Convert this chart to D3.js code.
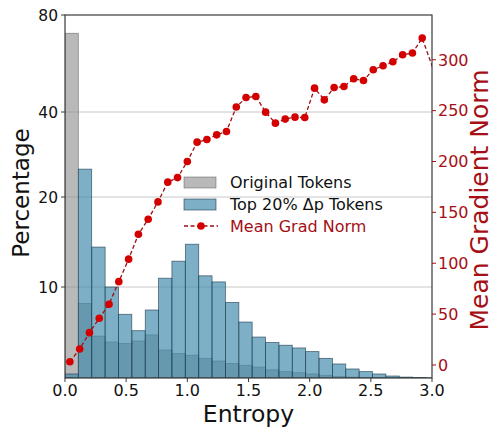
<!DOCTYPE html>
<html>
<head>
<meta charset="utf-8">
<script src="https://cdn.jsdelivr.net/npm/d3@7"></script>
<style>
  body { margin: 0; background: #fff; }
  svg { display: block; font-family: "DejaVu Sans", sans-serif; }
</style>
</head>
<body>
<div id="chart"></div>
<script>
// histogram bins (left edges, entropy), width 0.109
const binLefts = [0, 0.109, 0.219, 0.328, 0.437, 0.547, 0.656, 0.765, 0.874, 0.984,
    1.093, 1.202, 1.312, 1.421, 1.530, 1.640, 1.749, 1.858, 1.967, 2.077,
    2.186, 2.295, 2.405, 2.514, 2.623, 2.733, 2.842, 2.951];
const binWidth = 0.109;

// percentage of tokens per bin
const originalPct = [70.2, 8.2, 4.6, 3.96, 3.8, 4.07, 4.73, 3.08, 2.7, 2.5,
    2.16, 1.87, 1.6, 1.4, 1.2, 0.9, 0.7, 0.58, 0.44, 0.3,
    0.15, 0.1, 0.06, 0.04, 0.02, 0.01, 0.01, 0];
const topPct = [0.44, 25.1, 13.6, 10.0, 7.0, 5.2, 7.47, 10.7, 12.2, 13.9,
    10.9, 10.4, 8.3, 6.15, 4.5, 3.9, 3.6, 3.3, 2.9, 2.16,
    1.54, 0.99, 0.7, 0.44, 0.22, 0.1, 0.05, 0.02];

// mean gradient norm
const gradEntropy = [0.04, 0.12, 0.20, 0.28, 0.36, 0.44, 0.52, 0.60, 0.68, 0.76,
    0.84, 0.92, 1.00, 1.08, 1.16, 1.24, 1.32, 1.40, 1.48, 1.56,
    1.64, 1.72, 1.80, 1.88, 1.96, 2.04, 2.12, 2.20, 2.28, 2.36,
    2.44, 2.52, 2.60, 2.68, 2.76, 2.84, 2.92, 3.08];
const gradNorm = [3.2, 15.7, 31.8, 45.9, 59.7, 81.9, 104, 128.5, 143.3, 160.3,
    179.7, 184.2, 200, 219, 221.6, 226.2, 229.5, 253.5, 262.9, 263.9,
    248.5, 237.7, 241.7, 243.6, 243.2, 272.1, 260.6, 272.7, 273.7, 281.3,
    279.6, 290.2, 294.1, 298, 304.9, 306.6, 321.3, 267];

const xTicks = [0, 0.5, 1.0, 1.5, 2.0, 2.5, 3.0];
const leftTicks = [10, 20, 40, 80];
const rightTicks = [0, 50, 100, 150, 200, 250, 300];

const W = 493, H = 427;
const m = { left: 65, right: 432, top: 15, bottom: 378 };
const red = "#a50f15";

const svg = d3.select("#chart").append("svg")
    .attr("width", W)
    .attr("height", H);

const x = d3.scaleLinear().domain([0, 3]).range([m.left, m.right]);

// symlog-like: linear under 10, log2 above
const tf = v => v <= 10 ? v / 10 : 1 + Math.log2(v / 10);
const yT = d3.scaleLinear().domain([0, 1, 2, 3, 4]).range([m.bottom, 287, 197, 112, m.top]);
const y = v => yT(tf(v));

const yR = d3.scaleLinear().domain([-12.8, 344]).range([m.bottom, m.top]);

svg.append("clipPath").attr("id", "clip")
    .append("rect")
    .attr("x", m.left).attr("y", m.top)
    .attr("width", m.right - m.left).attr("height", m.bottom - m.top);

// grid
svg.append("g").selectAll("line")
    .data([10, 20, 40])
    .join("line")
    .attr("x1", m.left).attr("x2", m.right)
    .attr("y1", d => y(d)).attr("y2", d => y(d))
    .attr("stroke", "#c8c8c8")
    .attr("stroke-width", 1);

const plot = svg.append("g").attr("clip-path", "url(#clip)");

plot.append("g").selectAll("rect")
    .data(originalPct)
    .join("rect")
    .attr("x", (d, i) => x(binLefts[i]))
    .attr("width", (d, i) => x(binLefts[i] + binWidth) - x(binLefts[i]))
    .attr("y", d => y(d))
    .attr("height", d => m.bottom - y(d))
    .attr("fill", "#8a8a8a")
    .attr("fill-opacity", 0.6)
    .attr("stroke", "#555")
    .attr("stroke-opacity", 0.6)
    .attr("stroke-width", 0.8);

plot.append("g").selectAll("rect")
    .data(topPct)
    .join("rect")
    .attr("x", (d, i) => x(binLefts[i]))
    .attr("width", (d, i) => x(binLefts[i] + binWidth) - x(binLefts[i]))
    .attr("y", d => y(d))
    .attr("height", d => m.bottom - y(d))
    .attr("fill", "#3f89ab")
    .attr("fill-opacity", 0.68)
    .attr("stroke", "#1f3f50")
    .attr("stroke-opacity", 0.75)
    .attr("stroke-width", 0.8);

const pts = gradEntropy.map((e, i) => [e, gradNorm[i]]);
const line = d3.line().x(d => x(d[0])).y(d => yR(d[1]));

plot.append("path")
    .datum(pts)
    .attr("d", line)
    .attr("fill", "none")
    .attr("stroke", "#9b1010")
    .attr("stroke-width", 1.3)
    .attr("stroke-dasharray", "4,2.5");

plot.append("g").selectAll("circle")
    .data(pts)
    .join("circle")
    .attr("cx", d => x(d[0]))
    .attr("cy", d => yR(d[1]))
    .attr("r", 3.8)
    .attr("fill", "#d40000");

// frame
svg.append("rect")
    .attr("x", m.left).attr("y", m.top)
    .attr("width", m.right - m.left).attr("height", m.bottom - m.top)
    .attr("fill", "none")
    .attr("stroke", "#3a3a3a")
    .attr("stroke-width", 1.2);

// bottom axis
const xa = svg.append("g").attr("transform", `translate(0,${m.bottom})`);
xa.selectAll("line").data(xTicks).join("line")
    .attr("x1", d => x(d)).attr("x2", d => x(d))
    .attr("y1", 0).attr("y2", 4)
    .attr("stroke", "#3a3a3a");
xa.selectAll("text").data(xTicks).join("text")
    .attr("x", d => x(d)).attr("y", 18)
    .attr("text-anchor", "middle")
    .attr("font-size", 16)
    .attr("fill", "#111")
    .text(d3.format(".1f"));

// left axis
const ya = svg.append("g");
ya.selectAll("line").data(leftTicks).join("line")
    .attr("x1", m.left - 4).attr("x2", m.left)
    .attr("y1", d => y(d)).attr("y2", d => y(d))
    .attr("stroke", "#3a3a3a");
ya.selectAll("text").data(leftTicks).join("text")
    .attr("x", m.left - 7).attr("y", d => y(d))
    .attr("dy", "0.36em")
    .attr("text-anchor", "end")
    .attr("font-size", 15.5)
    .attr("fill", "#111")
    .text(d => d);

// right axis
const ra = svg.append("g");
ra.selectAll("line").data(rightTicks).join("line")
    .attr("x1", m.right).attr("x2", m.right + 4)
    .attr("y1", d => yR(d)).attr("y2", d => yR(d))
    .attr("stroke", red);
ra.selectAll("text").data(rightTicks).join("text")
    .attr("x", m.right + 6).attr("y", d => yR(d))
    .attr("dy", "0.36em")
    .attr("font-size", 16)
    .attr("fill", red)
    .text(d => d);

// axis titles
svg.append("text")
    .attr("x", x(1.5)).attr("y", 422)
    .attr("text-anchor", "middle")
    .attr("font-size", 23.5)
    .attr("fill", "#111")
    .text("Entropy");

svg.append("text")
    .attr("transform", "translate(29,193) rotate(-90)")
    .attr("text-anchor", "middle")
    .attr("font-size", 23)
    .attr("fill", "#111")
    .text("Percentage");

svg.append("text")
    .attr("transform", "translate(488,200) rotate(-90)")
    .attr("text-anchor", "middle")
    .attr("font-size", 25)
    .attr("fill", red)
    .text("Mean Gradient Norm");

// legend
const lg = svg.append("g").attr("transform", "translate(184,0)");
lg.append("rect").attr("x", 0).attr("y", 177).attr("width", 32).attr("height", 11)
    .attr("fill", "#8a8a8a").attr("fill-opacity", 0.6)
    .attr("stroke", "#555").attr("stroke-opacity", 0.6).attr("stroke-width", 0.8);
lg.append("text").attr("x", 46).attr("y", 187.5)
    .attr("font-size", 16).attr("fill", "#111").text("Original Tokens");
lg.append("rect").attr("x", 0).attr("y", 199).attr("width", 32).attr("height", 11)
    .attr("fill", "#3f89ab").attr("fill-opacity", 0.68)
    .attr("stroke", "#1f3f50").attr("stroke-opacity", 0.75).attr("stroke-width", 0.8);
lg.append("text").attr("x", 46).attr("y", 209.5)
    .attr("font-size", 16).attr("fill", "#111").text("Top 20% Δp Tokens");
lg.append("line").attr("x1", 0).attr("x2", 34).attr("y1", 226).attr("y2", 226)
    .attr("stroke", "#9b1010").attr("stroke-width", 1.3).attr("stroke-dasharray", "4,2.5");
lg.append("circle").attr("cx", 17).attr("cy", 226).attr("r", 3.8).attr("fill", "#d40000");
lg.append("text").attr("x", 46).attr("y", 231.5)
    .attr("font-size", 16).attr("fill", red).text("Mean Grad Norm");
</script>
</body>
</html>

====

Short exercise: Transcribe the opening line of the listing above, please, and every line after it through the line with "1.54, 0.99, 0.7, 0.44, 0.22, 0.1, 0.05, 0.02];", word for word, without pictures.

Written reply:
Convert this chart to D3.js code.
<!DOCTYPE html>
<html>
<head>
<meta charset="utf-8">
<script src="https://cdn.jsdelivr.net/npm/d3@7"></script>
<style>
  body { margin: 0; background: #fff; }
  svg { display: block; font-family: "DejaVu Sans", sans-serif; }
</style>
</head>
<body>
<div id="chart"></div>
<script>
// histogram bins (left edges, entropy), width 0.109
const binLefts = [0, 0.109, 0.219, 0.328, 0.437, 0.547, 0.656, 0.765, 0.874, 0.984,
    1.093, 1.202, 1.312, 1.421, 1.530, 1.640, 1.749, 1.858, 1.967, 2.077,
    2.186, 2.295, 2.405, 2.514, 2.623, 2.733, 2.842, 2.951];
const binWidth = 0.109;

// percentage of tokens per bin
const originalPct = [70.2, 8.2, 4.6, 3.96, 3.8, 4.07, 4.73, 3.08, 2.7, 2.5,
    2.16, 1.87, 1.6, 1.4, 1.2, 0.9, 0.7, 0.58, 0.44, 0.3,
    0.15, 0.1, 0.06, 0.04, 0.02, 0.01, 0.01, 0];
const topPct = [0.44, 25.1, 13.6, 10.0, 7.0, 5.2, 7.47, 10.7, 12.2, 13.9,
    10.9, 10.4, 8.3, 6.15, 4.5, 3.9, 3.6, 3.3, 2.9, 2.16,
    1.54, 0.99, 0.7, 0.44, 0.22, 0.1, 0.05, 0.02];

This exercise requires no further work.